A la suite de la publication du rapport Makin le 7 novembre 2024, Justin Welby a reconnu avoir réfléchi à sa démission « depuis assez longtemps ». Bien qu’il ait initialement résisté à cette idée, il a fini par annoncer sa démission après consultation de ses collègues. « Je suis soulagé, principalement pour les victimes, mais aussi pour l’institution elle-même », a déclaré l’ancien prêtre et évêque anglican, le Dr Gavin Ashenden. Selon lui, il est « inacceptable » que le rapport ait mis près de 10 ans à être produit.

Je suis soulagé, principalement pour les victimes, mais aussi pour l’institution elle-même.

La démission de Justin Welby, bien que tardive, marque un tournant pour l’Eglise d’Angleterre.
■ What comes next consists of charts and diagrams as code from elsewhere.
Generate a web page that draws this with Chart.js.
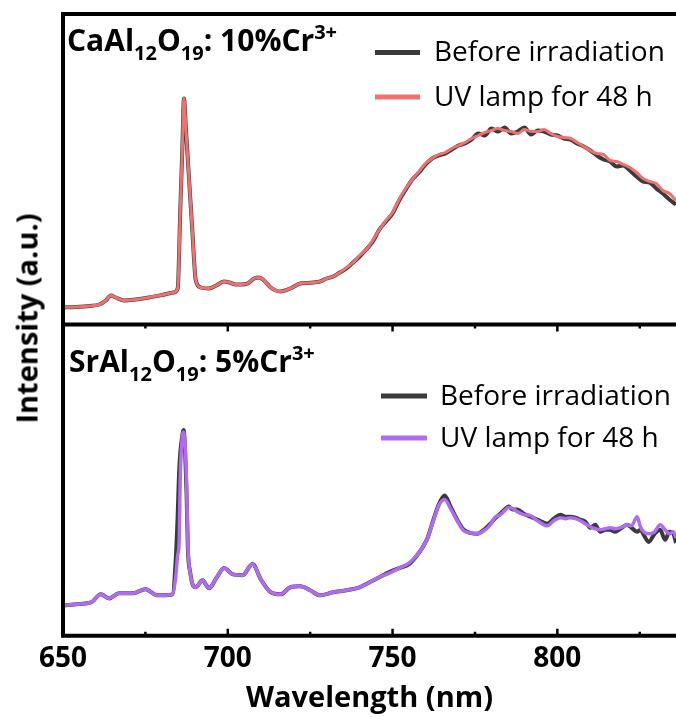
<!DOCTYPE html>
<html><head><meta charset="utf-8">
<script src="https://cdn.jsdelivr.net/npm/chart.js@4.4.1/dist/chart.umd.min.js"></script>
<style>
html,body{margin:0;padding:0;background:#fff;width:676px;height:717px;overflow:hidden;font-family:'Open Sans',sans-serif;}
#wrap{position:relative;width:676px;height:717px;}
canvas{position:absolute;left:0;}
#c1{top:0;}
#c2{top:320px;}
.ttl{position:absolute;font-weight:bold;font-size:30px;line-height:30px;white-space:nowrap;color:#000;}
.ttl .sb{font-size:20px;position:relative;top:9px;}
.ttl .sp{font-size:20px;position:relative;top:-12px;}
#ylab{position:absolute;width:300px;height:29px;left:-124.3px;top:303.5px;font-weight:bold;font-size:29px;line-height:29px;text-align:center;transform:rotate(-90deg);transform-origin:50% 50%;white-space:nowrap;color:#000;}
</style></head>
<body><div id="wrap">
<canvas id="c1" width="676" height="330"></canvas>
<canvas id="c2" width="676" height="397"></canvas>
<div class="ttl" style="left:67px;top:25.4px">CaAl<span class="sb">12</span>O<span class="sb">19</span>: 10%Cr<span class="sp">3+</span></div>
<div class="ttl" style="left:69px;top:346.4px">SrAl<span class="sb">12</span>O<span class="sb">19</span>: 5%Cr<span class="sp">3+</span></div>
<div id="ylab">Intensity (a.u.)</div>
</div>
<script>
// ---- data ----
const seriesLabels = ['Before irradiation', 'UV lamp for 48 h'];
const majorTicks = [650, 700, 750, 800];
const minorTicks = [675, 725, 775, 825];

const caWl = [650,654,658,661,663,664.5,666,668.5,672,676,680,683.6,684.8,685.6,686.2,686.7,687.3,688.2,689.2,690.3,691.8,694.2,696.5,698.8,700.5,702.4,704,706,708,709.5,711,713,716,719,722,724,726,728,730,732,734,736,738,740,742,744,746,748,750,752,754,756,758,760,762,764,766,768,770,772,774,776,778,780,782,784,786,788,790,792,794,796,798,800,802,804,806,808,810,812,814,816,818,820,822,824,826,828,830,832,834,836];
const caBefore = [17,17.5,18.5,20,24, 29,27,24,25,27, 29.5,32,36,116,175, 226,195,148,96,44, 37,36,39,43,42, 40,40,41,46,47, 44,37,33,36,41, 41.5,42,43,46,48, 52,56,62,68,75, 83,95,103,111,124, 135,145,152,160,166, 169,171,175,179,181, 185,191,189,196,193, 197,191,193,197,190, 194,193,190,189,186, 185,181,178,174,169, 165,163,158,159,154, 148,143,142,136,131, 125,120];
const caUV = [17,17.5,18.5,20,24, 29,27,24,25,27, 29.5,32,36,116,175, 226,195,148,96,44, 37,36,39,43,42, 40,40,41,46,47, 44,37,33,36,41, 41.5,42,43,46,48, 52,57,62,69,75, 84,95,104,112,125, 136,145,153,161,166, 170,172,176,179,182, 186,189,192,194,196, 194,193,191,195,193, 193,195,191,188,187, 186,182,178,174,171, 170,164,163,160,157, 152,146,143,141,134, 131,124];

const srWl = [650,655,658.5,661.5,664, 667,671,675,678.7,681, 683.2,684.2,684.8,685.2,685.6, 686.1,686.6,687.1,687.5,687.9, 688.6,689.3,690.3,692.3,694.3, 696.5,698.9,701.4,704.5,707.5, 710,713,716,719,722, 725,728,732,736,740, 743,746,749,752,755, 757.5,759,760.5,762.5,764, 765.8,767.6,769.6,771.6,773.6, 775.7,777.7,779.7,781,782.7, 784,785.2,786.5,787.8,789.8, 791.8,794,796.9,798.9,800.9, 802.5,803.9,805.5,807,808.5, 810,811.5,813,814.5,816, 817.5,819.1,820,821.1,822.5, 824.2,825.2,826.2,827.7,829.5, 831.2,832.7,834,835.2,836];
const srBefore = [30,31.5,33,41,37, 42,42,46,40,40, 41,75,120,160,182, 196,204,178,140,85, 63,51,48,55,47, 57,67,61,60,71, 56,43,41,48,49, 45,40,43,45,48, 53,58,63,67,71, 80,87,96,116,130, 139,128,115,105,102, 101,105,111,116,121, 125,128,125,125,121, 118,115,111,116,120, 118,118,117,115,113, 107,110,103,105,105, 103,106,108,110,107, 103,105,100,93,101, 105,95,103,101,92];
const srUV = [30,31.5,33,41,37, 42,42,46,40,40, 41,58,80,90,160, 193,202,185,150,90, 62,51,48,55,47, 57,67,61,60,71, 56,43,41,48,49, 45,40,43,45,48, 53,58,62,67,72, 80,87,96,115,129, 135,126,114,104,102, 101,104,110,117,120, 124,127,126,123,120, 119,114,109,114,117, 116,117,116,114,111, 108,106,105,106,107, 106,107,108,110,109, 118,108,103,101,103, 110,105,101,103,97];

const pts = (xs, ys) => xs.map((x, i) => ({x: x, y: ys[i]}));

// ---- plugins ----
const framePlugin = {
  id: 'frame',
  afterDraw(chart, args, o) {
    const ctx = chart.ctx, a = chart.chartArea, x = chart.scales.x;
    ctx.save();
    ctx.strokeStyle = '#000';
    ctx.lineWidth = 4;
    ctx.beginPath();
    ctx.moveTo(a.left, o.top ? a.top - 2 : a.top);
    ctx.lineTo(a.left, o.bottom ? a.bottom + 2 : a.bottom);
    if (o.top) { ctx.moveTo(a.left - 2, a.top); ctx.lineTo(chart.width, a.top); }
    if (o.bottom) { ctx.moveTo(a.left - 2, a.bottom); ctx.lineTo(chart.width, a.bottom); }
    ctx.stroke();
    if (o.ticks) {
      ctx.lineWidth = 2.5;
      ctx.beginPath();
      const draw = (vals, len) => vals.forEach(v => {
        const px = x.getPixelForValue(v);
        if (px <= a.left + 1 || px > chart.width) return;
        ctx.moveTo(px, a.top); ctx.lineTo(px, a.top + len);
        ctx.moveTo(px, a.bottom); ctx.lineTo(px, a.bottom - len);
      });
      draw(majorTicks, 7);
      draw(minorTicks, 4);
      ctx.stroke();
    }
    ctx.restore();
  }
};
const legendPlugin = {
  id: 'lg',
  afterDatasetsDraw(chart, args, o) {
    const ctx = chart.ctx;
    ctx.save();
    ctx.font = '28px "Open Sans"';
    ctx.textBaseline = 'middle';
    ctx.textAlign = 'left';
    chart.data.datasets.forEach((ds, i) => {
      const y = o.ys[i];
      ctx.strokeStyle = ds.borderColor;
      ctx.lineWidth = 5;
      ctx.beginPath(); ctx.moveTo(o.x0, y); ctx.lineTo(o.x1, y); ctx.stroke();
      ctx.fillStyle = '#000';
      ctx.fillText(ds.label, o.tx, y + 1);
    });
    ctx.restore();
  }
};

const common = {
  responsive: false, animation: false, events: [],
  elements: { point: { radius: 0 }, line: { cubicInterpolationMode: 'monotone' } }
};

new Chart(document.getElementById('c1'), {
  type: 'line',
  data: { datasets: [
    { label: seriesLabels[0], data: pts(caWl, caBefore), borderColor: '#3a3a3a', borderWidth: 4, order: 2 },
    { label: seriesLabels[1], data: pts(caWl, caUV), borderColor: '#f07070', borderWidth: 3, order: 1 }
  ]},
  options: Object.assign({}, common, {
    layout: { padding: { left: 63, top: 14, right: 0, bottom: 5.5 } },
    scales: {
      x: { type: 'linear', min: 650, max: 836, display: false },
      y: { min: 0, max: 310.5, display: false }
    },
    plugins: {
      legend: { display: false }, tooltip: { enabled: false },
      frame: { top: true, bottom: false, ticks: false },
      lg: { x0: 375, x1: 420, tx: 434, ys: [52.5, 97] }
    }
  }),
  plugins: [framePlugin, legendPlugin]
});

new Chart(document.getElementById('c2'), {
  type: 'line',
  data: { datasets: [
    { label: seriesLabels[0], data: pts(srWl, srBefore), borderColor: '#3a3a3a', borderWidth: 4, order: 2 },
    { label: seriesLabels[1], data: pts(srWl, srUV), borderColor: '#b06cf0', borderWidth: 3.5, order: 1 }
  ]},
  options: Object.assign({}, common, {
    layout: { padding: { left: 63, top: 4.5, right: 0, bottom: 1.6 } },
    scales: {
      x: {
        type: 'linear', min: 650, max: 836,
        grid: { display: false, drawTicks: false },
        border: { display: false },
        afterBuildTicks: s => { s.ticks = majorTicks.map(v => ({ value: v })); },
        ticks: { color: '#000', font: { family: 'Open Sans', size: 28, weight: 'bold', lineHeight: 1.1 }, padding: 8, maxRotation: 0, autoSkip: false, includeBounds: false },
        title: { display: true, text: 'Wavelength (nm)', color: '#000', font: { family: 'Open Sans', size: 29, weight: 'bold', lineHeight: 1.1 }, padding: { top: 0, bottom: 1 } }
      },
      y: { min: 0, max: 308.5, display: false }
    },
    plugins: {
      legend: { display: false }, tooltip: { enabled: false },
      frame: { top: true, bottom: true, ticks: true },
      lg: { x0: 381, x1: 427, tx: 440, ys: [76, 118] }
    }
  }),
  plugins: [framePlugin, legendPlugin]
});
</script>
</body></html>
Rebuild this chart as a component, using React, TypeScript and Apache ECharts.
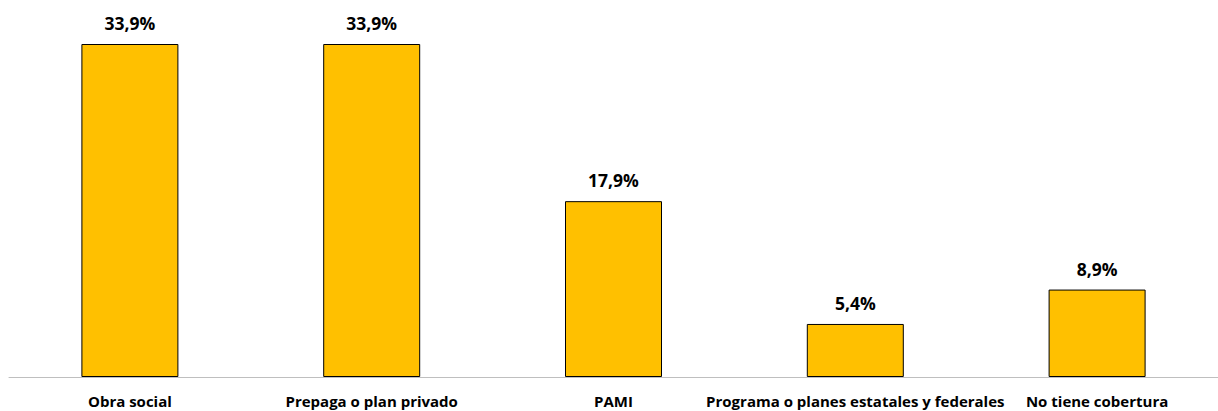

Cette dernière se voit désormais dans l’obligation de faire face à ses responsabilités vis-à-vis des victimes et de repenser en profondeur ses protocoles internes. Cependant, une question demeure : l’Eglise pourra-t-elle un jour regagner la confiance de ceux qu’elle a trahis, et quel est avenir pour ses institutions si le silence continue de primer sur la vérité ?

De son côté, John Smyth est décédé en 2018 Afrique du Sud sans avoir été jugé.